= Supplied material =

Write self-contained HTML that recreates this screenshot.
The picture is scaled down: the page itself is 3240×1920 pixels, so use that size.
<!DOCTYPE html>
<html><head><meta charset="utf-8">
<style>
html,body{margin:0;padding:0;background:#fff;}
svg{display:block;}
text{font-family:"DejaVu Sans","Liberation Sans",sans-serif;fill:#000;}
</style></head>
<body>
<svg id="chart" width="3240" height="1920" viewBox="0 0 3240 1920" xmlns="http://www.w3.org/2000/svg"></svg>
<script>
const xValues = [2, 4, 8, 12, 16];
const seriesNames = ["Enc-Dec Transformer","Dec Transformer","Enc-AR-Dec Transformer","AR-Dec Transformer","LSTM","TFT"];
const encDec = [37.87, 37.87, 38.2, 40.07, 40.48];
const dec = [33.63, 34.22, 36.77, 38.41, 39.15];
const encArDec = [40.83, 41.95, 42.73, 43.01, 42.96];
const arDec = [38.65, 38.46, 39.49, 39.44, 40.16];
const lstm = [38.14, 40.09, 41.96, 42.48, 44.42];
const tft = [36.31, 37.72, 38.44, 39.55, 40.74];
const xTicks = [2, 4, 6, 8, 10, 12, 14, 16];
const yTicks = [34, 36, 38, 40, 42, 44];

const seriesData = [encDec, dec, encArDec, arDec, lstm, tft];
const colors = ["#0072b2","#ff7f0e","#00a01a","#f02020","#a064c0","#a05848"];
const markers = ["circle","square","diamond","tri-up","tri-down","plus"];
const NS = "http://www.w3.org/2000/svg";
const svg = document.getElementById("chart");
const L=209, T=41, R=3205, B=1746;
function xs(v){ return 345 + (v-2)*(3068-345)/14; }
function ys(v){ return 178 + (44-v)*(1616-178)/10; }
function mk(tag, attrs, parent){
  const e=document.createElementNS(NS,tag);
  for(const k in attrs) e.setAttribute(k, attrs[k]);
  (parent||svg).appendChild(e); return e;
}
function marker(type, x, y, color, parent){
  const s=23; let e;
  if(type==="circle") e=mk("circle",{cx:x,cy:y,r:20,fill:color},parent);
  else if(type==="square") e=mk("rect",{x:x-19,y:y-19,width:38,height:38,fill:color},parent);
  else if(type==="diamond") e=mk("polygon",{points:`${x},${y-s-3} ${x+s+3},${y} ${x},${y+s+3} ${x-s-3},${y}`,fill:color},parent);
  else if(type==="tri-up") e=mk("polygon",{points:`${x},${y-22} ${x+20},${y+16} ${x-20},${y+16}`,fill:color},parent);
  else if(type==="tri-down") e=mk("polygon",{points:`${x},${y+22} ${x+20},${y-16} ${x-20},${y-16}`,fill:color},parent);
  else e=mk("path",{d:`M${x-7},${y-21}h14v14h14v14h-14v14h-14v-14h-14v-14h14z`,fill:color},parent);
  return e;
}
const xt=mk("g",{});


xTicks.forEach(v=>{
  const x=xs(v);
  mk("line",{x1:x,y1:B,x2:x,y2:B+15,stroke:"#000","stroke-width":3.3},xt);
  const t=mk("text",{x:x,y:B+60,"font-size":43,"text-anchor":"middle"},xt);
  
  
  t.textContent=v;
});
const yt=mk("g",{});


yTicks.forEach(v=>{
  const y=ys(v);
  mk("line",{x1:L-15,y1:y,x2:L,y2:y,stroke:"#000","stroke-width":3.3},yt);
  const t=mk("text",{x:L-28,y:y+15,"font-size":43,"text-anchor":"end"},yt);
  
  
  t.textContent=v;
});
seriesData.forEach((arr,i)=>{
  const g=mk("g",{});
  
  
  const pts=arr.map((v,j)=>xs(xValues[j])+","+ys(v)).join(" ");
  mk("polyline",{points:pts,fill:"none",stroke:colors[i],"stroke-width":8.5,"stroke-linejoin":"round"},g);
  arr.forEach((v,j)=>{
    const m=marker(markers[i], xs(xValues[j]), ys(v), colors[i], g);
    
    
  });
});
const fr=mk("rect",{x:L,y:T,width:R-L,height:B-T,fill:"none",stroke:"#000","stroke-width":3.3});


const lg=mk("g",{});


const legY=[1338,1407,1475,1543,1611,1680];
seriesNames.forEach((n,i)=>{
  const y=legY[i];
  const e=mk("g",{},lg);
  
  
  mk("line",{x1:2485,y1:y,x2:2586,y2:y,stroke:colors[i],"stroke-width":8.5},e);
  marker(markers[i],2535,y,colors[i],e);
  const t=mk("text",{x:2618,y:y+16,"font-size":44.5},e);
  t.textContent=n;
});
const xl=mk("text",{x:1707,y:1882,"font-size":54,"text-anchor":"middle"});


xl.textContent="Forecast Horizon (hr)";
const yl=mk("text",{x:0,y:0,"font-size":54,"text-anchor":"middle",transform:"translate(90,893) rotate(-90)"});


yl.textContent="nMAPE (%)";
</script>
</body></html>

= Problem details =
Scan the material above for the string "that" and report each line where you find it.

= The solution =
Write self-contained HTML that recreates this screenshot.
The picture is scaled down: the page itself is 3240×1920 pixels, so use that size.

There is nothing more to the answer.